Economists have dubbed this period “Tinubuflation,” a term describing the inflationary journey shaped by Tinubu’s reform agenda — from the removal of fuel subsidies to exchange rate unification and tighter monetary controls. “This downward trend suggests that these reforms are beginning to work,” said one Lagos-based analyst. “Prices are becoming more stable, the naira is stronger, and foreign investors are returning to the local debt market for the first time in years.” The renewed investor confidence signals cautious optimism in Nigeria’s macroeconomic direction.

However, behind the improving figures lies a sobering reality: poverty is deepening across the nation. The World Bank projects that by the end of 2025, 61 percent of Nigerians — about 139 million people — will live on less than $3 a day, up from 129 million last year. Despite easing inflation, years of weak growth and high living costs have severely eroded household purchasing power. Many families are still struggling to afford basic food and transportation, reflecting both past policy missteps and global economic shocks.

A recent study by Covenant University titled “Effect of Fiscal and Environmental Sustainability Shocks on Macroeconomic Dynamics in Nigeria: A DSGE Perspective” offers deeper insight. The research found that while economic shocks in Nigeria often hit hard, their effects gradually fade as the economy adjusts. This suggests that current hardships may ease over time, especially if government welfare and social investment programs are well-targeted and effectively implemented.

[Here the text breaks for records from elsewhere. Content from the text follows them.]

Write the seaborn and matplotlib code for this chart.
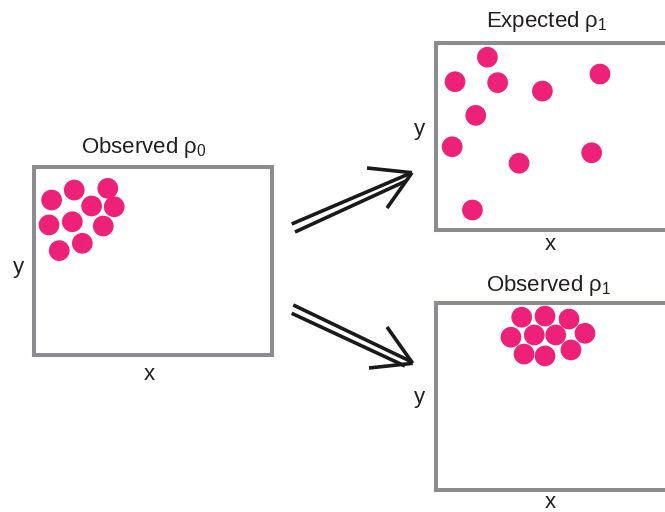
# Observed vs expected particle density sketch

import pandas as pd
import matplotlib.pyplot as plt
import seaborn as sns

# particle positions (box units 0-100, y up)
obs0_x = [7.4, 16.9, 31.0, 24.2, 33.7, 6.3, 16.1, 29.1, 10.6, 20.3]
obs0_y = [82.4, 87.7, 88.6, 79.2, 78.8, 69.1, 70.8, 68.5, 55.4, 59.3]

exp1_x = [21.6, 8.0, 25.9, 44.7, 68.9, 16.7, 6.8, 34.9, 65.4, 15.3]
exp1_y = [92.4, 79.3, 78.8, 74.3, 83.4, 61.3, 44.5, 35.7, 41.3, 10.7]

obs1_x = [36.0, 45.8, 55.9, 31.5, 41.3, 50.3, 62.6, 37.0, 45.8, 56.7]
obs1_y = [92.4, 93.0, 91.4, 81.7, 82.9, 82.9, 83.8, 72.7, 71.7, 74.9]

titles = ["Observed ρ$_0$", "Expected ρ$_1$", "Observed ρ$_1$"]

PINK = "#EE2178"
GRAY = "#8C8C90"
TXT = "#231F20"
W, H = 665, 512

sns.set_style("white")
plt.rcParams["font.family"] = ["Liberation Sans", "DejaVu Sans"]
plt.rcParams["mathtext.fontset"] = "custom"
plt.rcParams["mathtext.rm"] = "Liberation Sans"
plt.rcParams["mathtext.default"] = "regular"

fig = plt.figure(figsize=(W / 100, H / 100), dpi=100)


def px_axes(left, top, width, height):
    return fig.add_axes([left / W, 1 - (top + height) / H, width / W, height / H])


panels = [
    # (box left, top, width, height), x, y, title pos, y-label pos, x-label pos
    ((34, 167, 238, 187.5), obs0_x, obs0_y, (144, 147), (18, 268), (149, 375)),
    ((436, 43, 238, 187), exp1_x, exp1_y, (547, 22), (419, 130), (550, 244)),
    ((436, 303, 238, 187), obs1_x, obs1_y, (549, 285), (419, 398), (550, 502)),
]

for (box, xs, ys, tpos, ylpos, xlpos), title in zip(panels, titles):
    ax = px_axes(*box)
    df = pd.DataFrame({"x": xs, "y": ys})
    sns.scatterplot(data=df, x="x", y="y", ax=ax, s=222, color=PINK,
                    edgecolor="none", linewidth=0, legend=False)
    ax.set_xlim(0, 100)
    ax.set_ylim(0, 100)
    ax.set_xticks([])
    ax.set_yticks([])
    ax.set_xlabel("")
    ax.set_ylabel("")
    for sp in ax.spines.values():
        sp.set_visible(True)
        sp.set_color(GRAY)
        sp.set_linewidth(2.9)
    fig.text(tpos[0] / W, 1 - tpos[1] / H, title, ha="center", va="center",
             fontsize=16, color=TXT)
    fig.text(ylpos[0] / W, 1 - ylpos[1] / H, "y", ha="center", va="center",
             fontsize=16, color=TXT)
    fig.text(xlpos[0] / W, 1 - xlpos[1] / H, "x", ha="center", va="center",
             fontsize=16, color=TXT)

# double-line arrows in pixel space
over = fig.add_axes([0, 0, 1, 1], facecolor="none")
over.set_xlim(0, W)
over.set_ylim(H, 0)
over.axis("off")

arrows = [
    # shaft 1, shaft 2, head line a, head line b
    ([(291.7, 224), (411, 173)], [(295, 232), (406, 181)],
     [(367, 168), (412, 172.7)], [(387, 208), (412, 172.7)]),
    ([(293.3, 305), (412, 362)], [(291.7, 313.3), (405, 366)],
     [(387, 327), (412.7, 363.3)], [(369, 368), (412.7, 363.3)]),
]
for parts in arrows:
    for seg in parts:
        (x0, y0), (x1, y1) = seg
        over.plot([x0, x1], [y0, y1], color="#1a1a1a", lw=2.6,
                  solid_capstyle="butt")

fig.savefig("out.png", dpi=100)
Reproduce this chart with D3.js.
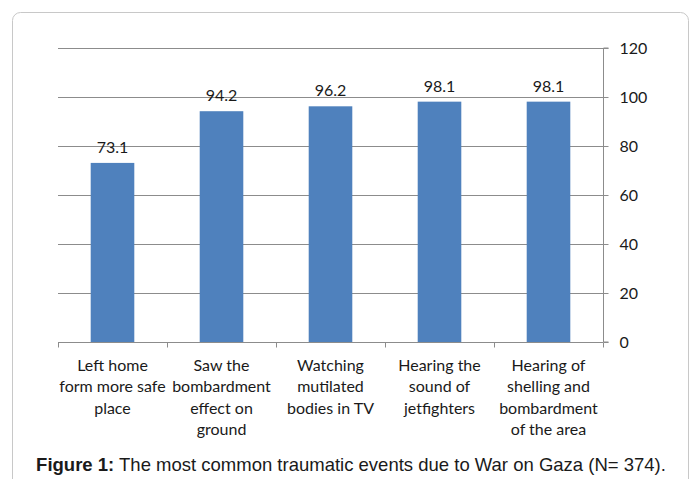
<!DOCTYPE html>
<html>
<head>
<meta charset="utf-8">
<script src="https://cdn.jsdelivr.net/npm/d3@7"></script>
<style>
  body { margin: 0; background: #fff; }
  svg text { font-family: Lato, "Open Sans", sans-serif; fill: #1a1a1a; }
</style>
</head>
<body>
<div id="chart"></div>
<script>
// data
const categories = [
    ["Left home", "form more safe", "place"],
    ["Saw the", "bombardment", "effect on", "ground"],
    ["Watching", "mutilated", "bodies in TV"],
    ["Hearing the", "sound of", "jetfighters"],
    ["Hearing of", "shelling and", "bombardment", "of the area"]
]
const values = [73.1, 94.2, 96.2, 98.1, 98.1]
const yTicks = [0, 20, 40, 60, 80, 100, 120]

const width = 695
const height = 479
const margin = { top: 48, right: 92, bottom: 137, left: 58 }

const svg = d3.select("#chart").append("svg").attr("width", width).attr("height", height)

// marco
svg.append("rect").attr("x", 12.5).attr("y", 12.5).attr("width", 676).attr("height", 480)
    .attr("rx", 8).attr("fill", "none").attr("stroke", "#c8c8c8")

const x = d3.scaleBand().domain(d3.range(values.length)).range([margin.left, width - margin.right])
    .paddingInner(0.6).paddingOuter(0.3)
const band = d3.scaleBand().domain(d3.range(values.length)).range([margin.left, width - margin.right])
const y = d3.scaleLinear().domain([0, 120]).range([height - margin.bottom, margin.top])

// grid
svg.append("g").selectAll("line").data(yTicks.filter(d => d > 0)).enter().append("line")
    .attr("x1", margin.left).attr("x2", width - margin.right)
    .attr("y1", d => Math.round(y(d)) + 0.5).attr("y2", d => Math.round(y(d)) + 0.5)
    .attr("stroke", "#8c8c8c")

// eje y derecha
const yAxis = d3.axisRight(y).tickValues(yTicks).tickSize(5).tickPadding(11)
const yAxisGroup = svg.append("g").attr("transform", `translate(${width - margin.right + 0.5},0)`).call(yAxis)
yAxisGroup.selectAll("path, line").attr("stroke", "#8c8c8c")
yAxisGroup.select(".domain").attr("d", `M5,${y(120)}H0V${y(0)}H5`)
yAxisGroup.selectAll("text").attr("font-size", 16).attr("fill", "#1a1a1a")

// barras
svg.append("g").selectAll(".bar").data(values).enter().append("rect")
    .attr("class", "bar")
    .attr("x", (d, i) => x(i))
    .attr("width", x.bandwidth())
    .attr("y", d => y(d))
    .attr("height", d => y(0) - y(d))
    .attr("fill", "#4f81bd")

// eje x
const base = Math.round(y(0)) + 0.5
const xg = svg.append("g")
xg.append("line").attr("x1", margin.left).attr("x2", width - margin.right)
    .attr("y1", base).attr("y2", base).attr("stroke", "#8c8c8c")
xg.selectAll(".tick").data(d3.range(values.length + 1)).enter().append("line")
    .attr("x1", i => Math.round(margin.left + i * band.bandwidth()) + 0.5)
    .attr("x2", i => Math.round(margin.left + i * band.bandwidth()) + 0.5)
    .attr("y1", base).attr("y2", base + 5).attr("stroke", "#8c8c8c")

// etiquetas de valores
svg.append("g").selectAll("text").data(values).enter().append("text")
    .attr("x", (d, i) => x(i) + x.bandwidth() / 2)
    .attr("y", d => y(d) - 10)
    .attr("text-anchor", "middle").attr("font-size", 16)
    .text(d => d.toFixed(1))

// categorias
const catText = svg.append("g").selectAll("text").data(categories).enter().append("text")
    .attr("text-anchor", "middle").attr("font-size", 16)
    .attr("x", (d, i) => band(i) + band.bandwidth() / 2)
    .attr("y", 371)
catText.selectAll("tspan").data(d => d).enter().append("tspan")
    .attr("x", function() { return this.parentNode.getAttribute("x") })
    .attr("dy", (d, i) => i === 0 ? 0 : 21.3)
    .text(d => d)

// titulo
const cap = svg.append("text").attr("x", 351).attr("y", 471).attr("text-anchor", "middle")
    .style("font-family", "'Liberation Sans', Arial, sans-serif").attr("font-size", 18.5)
cap.append("tspan").attr("font-weight", "bold").text("Figure 1:")
cap.append("tspan").text(" The most common traumatic events due to War on Gaza (N= 374).")
</script>
</body>
</html>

In essence, the numbers show progress — but not yet prosperity. Inflation is cooling, and investor sentiment is improving, yet millions remain trapped in poverty. For most Nigerians, the true test of Tinubu’s reforms will be how soon economic stability translates into lower food prices, affordable transport, and real relief at home. The question now is whether the government’s early wins can turn into lasting recovery, or if the pain of reform will linger far longer than expected.